Bu açıklamalar çerçevesinde somut durum değerlendirildiğinde; asli görev yeri Savunma Sanayii Müsteşarlığı olan davacının, Başbakanlık emrinde geçici olarak görevlendirildiği ve yayından önceki bir tarihte kendi isteğiyle eski görevine iade edildiği konusunda taraflar arasında uyuşmazlık bulunmamaktadır. Ancak; maddi olaya ilişkin yayınlanan yazı, gerek bütünüyle, gerekse, “Hakkında “olumsuz” bilgi alınan 8 memur sakıncalı bulundu. Bu 8 memur, aktif görevden alınıp pasif göreve atandı.... Komisyon, hakkında olumsuz arşiv bilgisi ya da müfettiş raporu bulunan memurları Başbakanlıktan uzaklaştırmaya başladı bile.... Bu memurlar arasında irticaî faaliyette bulunanlar, 12 Eylül döneminde MHP davasında yargılananlar... var. İşte dönen memurlar: O.H.:Başbakanlık Müsteşarlığı’nda görevliydi. Hakkında “olumsuz” bilgi alındı. Savunma Sanayii Müsteşarlığı’na yollandı” tarzındaki tefsir, tavsif ve değerlendirmelerin, davacıyı incitici, küçük düşürücü bir üslupla yazıldığı hususunda duraksama bulunmamaktadır. Yazıda, davacının eski görev yerine iade işlemi dile getirilirken; davacı, hakkında “olumsuz” bilgiler bulunan ve bu sebeple Başbakanlıktaki görevinden uzaklaştırılan bir kimse olarak tanıtılmak istenmiştir.

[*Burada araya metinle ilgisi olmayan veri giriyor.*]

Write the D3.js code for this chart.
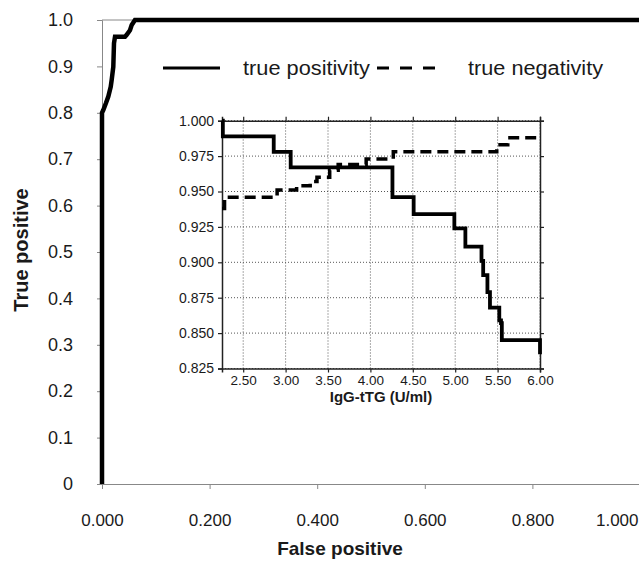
<!DOCTYPE html>
<html><head><meta charset="utf-8">
<script src="https://cdn.jsdelivr.net/npm/d3@7"></script>
<style>body{margin:0;background:#fff}svg{display:block}text{font-family:Arial,"Liberation Sans",sans-serif;fill:#1a1a1a}</style>
</head><body>
<script>
// ---- Main ROC data (false positive rate, true positive rate)
const rocFP = [0, 0, 0.0024, 0.0074, 0.0117, 0.0162, 0.018, 0.021, 0.0223, 0.0242, 0.0428, 0.0459, 0.052, 0.0552, 0.0613, 1.0];
const rocTP = [0, 0.80, 0.806, 0.821, 0.835, 0.856, 0.871, 0.899, 0.950, 0.964, 0.964, 0.968, 0.978, 0.989, 1.0, 1.0];
const mainXTicks = [0, 0.2, 0.4, 0.6, 0.8, 1.0];
const mainXLabels = ["0.000", "0.200", "0.400", "0.600", "0.800", "1.000"];
const mainYTicks = [0, 0.1, 0.2, 0.3, 0.4, 0.5, 0.6, 0.7, 0.8, 0.9, 1.0];
const mainYLabels = ["0", "0.1", "0.2", "0.3", "0.4", "0.5", "0.6", "0.7", "0.8", "0.9", "1.0"];

// ---- Inset data: cut-off (IgG-tTG U/ml) vs positivity / negativity
const posCut = [2.25, 2.26, 2.86, 3.06, 4.26, 4.51, 4.99, 5.12, 5.31, 5.33, 5.38, 5.41, 5.52, 5.54, 5.55, 6.00];
const truePositivity = [1.000, 0.989, 0.978, 0.967, 0.946, 0.934, 0.924, 0.911, 0.901, 0.891, 0.879, 0.868, 0.859, 0.857, 0.845, 0.835];
const negCut = [2.25, 2.28, 2.90, 3.13, 3.29, 3.37, 3.52, 3.62, 3.95, 4.27, 5.49, 5.62, 6.00];
const trueNegativity = [0.938, 0.946, 0.951, 0.954, 0.957, 0.960, 0.965, 0.969, 0.973, 0.978, 0.983, 0.988, 0.988];
const insetXTicks = [2.5, 3.0, 3.5, 4.0, 4.5, 5.0, 5.5, 6.0];
const insetYTicks = [0.825, 0.85, 0.875, 0.9, 0.925, 0.95, 0.975, 1.0];
const legendLabels = ["true positivity", "true negativity"];

const W = 639, H = 561;
const svg = d3.select("body").append("svg").attr("width", W).attr("height", H);
svg.append("rect").attr("width", W).attr("height", H).attr("fill", "#fff");

// ---- Main chart
const x = d3.scaleLinear().domain([0, 1]).range([102, 640]);
const y = d3.scaleLinear().domain([0, 1]).range([484, 20]);

// plot border (top)
svg.append("line").attr("x1", x(0)).attr("x2", W).attr("y1", y(1)).attr("y2", y(1))
  .attr("stroke", "#888").attr("stroke-width", 1);

const gx = svg.append("g").attr("transform", `translate(0,${y(0)})`)
  .call(d3.axisBottom(x).tickValues(mainXTicks).tickFormat((d, i) => mainXLabels[i]).tickSizeOuter(0).tickSize(5).tickPadding(25));
const gy = svg.append("g").attr("transform", `translate(${x(0)},0)`)
  .call(d3.axisLeft(y).tickValues(mainYTicks).tickFormat((d, i) => mainYLabels[i]).tickSizeOuter(0).tickSize(5).tickPadding(24));
[gx, gy].forEach(g => {
  g.select(".domain").attr("stroke", "#888");
  g.selectAll(".tick line").attr("stroke", "#888");
  g.selectAll("text").style("font-size", "17px").attr("fill", "#1a1a1a");
});
gy.selectAll("text").style("font-size", "18px");
// keep last x label inside the picture
gx.selectAll(".tick").filter(d => d === 1).select("text").attr("text-anchor", "end").attr("x", W - x(1) - 1);

svg.append("text").attr("x", 340).attr("y", 555).attr("text-anchor", "middle")
  .style("font-size", "19px").style("font-weight", "bold").text("False positive");
svg.append("text").attr("transform", "translate(28,250) rotate(-90)").attr("text-anchor", "middle")
  .style("font-size", "20px").style("font-weight", "bold").text("True positive");

const roc = d3.line().x(d => x(d[0])).y(d => y(d[1]));
svg.append("path").datum(rocFP.map((v, i) => [v, rocTP[i]]))
  .attr("d", roc).attr("fill", "none").attr("stroke", "#000").attr("stroke-width", 4.5)
  .attr("stroke-linejoin", "miter");

// ---- Legend
svg.append("line").attr("x1", 163).attr("x2", 220).attr("y1", 68).attr("y2", 68).attr("stroke", "#000").attr("stroke-width", 3);
svg.append("text").attr("x", 243).attr("y", 75).style("font-size", "20px")
  .attr("textLength", 127).attr("lengthAdjust", "spacingAndGlyphs").text(legendLabels[0]);
svg.append("line").attr("x1", 377).attr("x2", 435).attr("y1", 68).attr("y2", 68).attr("stroke", "#000").attr("stroke-width", 3)
  .attr("stroke-dasharray", "12,11");
svg.append("text").attr("x", 468).attr("y", 75).style("font-size", "20px")
  .attr("textLength", 135).attr("lengthAdjust", "spacingAndGlyphs").text(legendLabels[1]);

// ---- Inset
const ix = d3.scaleLinear().domain([2.25, 6.0]).range([222, 540]);
const iy = d3.scaleLinear().domain([0.825, 1.0]).range([368.5, 120.7]);
const inset = svg.append("g");

// dotted grid
inset.selectAll(".vg").data(insetXTicks).join("line")
  .attr("x1", d => ix(d)).attr("x2", d => ix(d)).attr("y1", iy(0.825)).attr("y2", iy(1))
  .attr("stroke", "#555").attr("stroke-width", 1).attr("stroke-dasharray", "1,2");
inset.selectAll(".hg").data(insetYTicks).join("line")
  .attr("x1", ix(2.25)).attr("x2", ix(6)).attr("y1", d => iy(d)).attr("y2", d => iy(d))
  .attr("stroke", "#555").attr("stroke-width", 1).attr("stroke-dasharray", "1,2");

const iB = inset.append("g").attr("transform", `translate(0,${iy(0.825)})`)
  .call(d3.axisBottom(ix).tickValues(insetXTicks).tickFormat(d3.format(".2f")).tickSizeOuter(0).tickSize(4).tickPadding(3));
const iT = inset.append("g").attr("transform", `translate(0,${iy(1)})`)
  .call(d3.axisTop(ix).tickValues(insetXTicks).tickFormat("").tickSizeOuter(0).tickSize(4));
const iL = inset.append("g").attr("transform", `translate(${ix(2.25)},0)`)
  .call(d3.axisLeft(iy).tickValues(insetYTicks).tickFormat(d3.format(".3f")).tickSizeOuter(0).tickSize(4).tickPadding(4));
const iR = inset.append("g").attr("transform", `translate(${ix(6)},0)`)
  .call(d3.axisRight(iy).tickValues(insetYTicks).tickFormat("").tickSizeOuter(0).tickSize(4));
[iB, iT, iL, iR].forEach(g => {
  g.select(".domain").attr("stroke", "#222").attr("stroke-width", 1.5);
  g.selectAll(".tick line").attr("stroke", "#222").attr("stroke-width", 1.2);
  g.selectAll("text").style("font-size", "14px").attr("fill", "#1a1a1a");
});
iB.selectAll("text").style("font-size", "13.5px");
inset.append("text").attr("x", 381).attr("y", 402).attr("text-anchor", "middle")
  .style("font-size", "15px").style("font-weight", "bold").text("IgG-tTG (U/ml)");

const step = d3.line().x(d => ix(d[0])).y(d => iy(d[1])).curve(d3.curveStepAfter);
inset.append("path").datum(negCut.map((v, i) => [v, trueNegativity[i]]))
  .attr("d", step).attr("fill", "none").attr("stroke", "#000").attr("stroke-width", 3.5)
  .attr("stroke-dasharray", "11,6");
inset.append("path").datum(posCut.map((v, i) => [v, truePositivity[i]]))
  .attr("d", step).attr("fill", "none").attr("stroke", "#000").attr("stroke-width", 3.8);
</script>
</body></html>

Bu bakımdan, yayında özle biçim arasındaki denge aşılmıştır. Amacı aşan, konu ile ifade arasında düşünsel bağ bulunmayan davaya konu haberin hukuka uygun sayılmasına olanak bulunmadığından;mahkemece davacı yararına manevi tazminata hükmedilmesi usul ve yasaya uygun olup, direnme kararı bu bakımdan yerindedir.
Ne var ki, hükmedilen tazminat miktarı Özel Daire’ce incelenmediğinden, bu yönün incelenmesi için dosya Özel Daire’ye gönderilmelidir.
S O N U Ç : Yukarıda açıklanan nedenlerle yerel mahkemenin direnmesi yerinde görüldüğünden, davalılar vekilinin manevi tazminat miktarına yönelik temyiz itirazlarının incelenmesi için dosyanın 4.HUKUK DAİRESİNE GÖNDERİLMESİNE, 16.02.2005 gününde oyçokluğuyla karar verildi.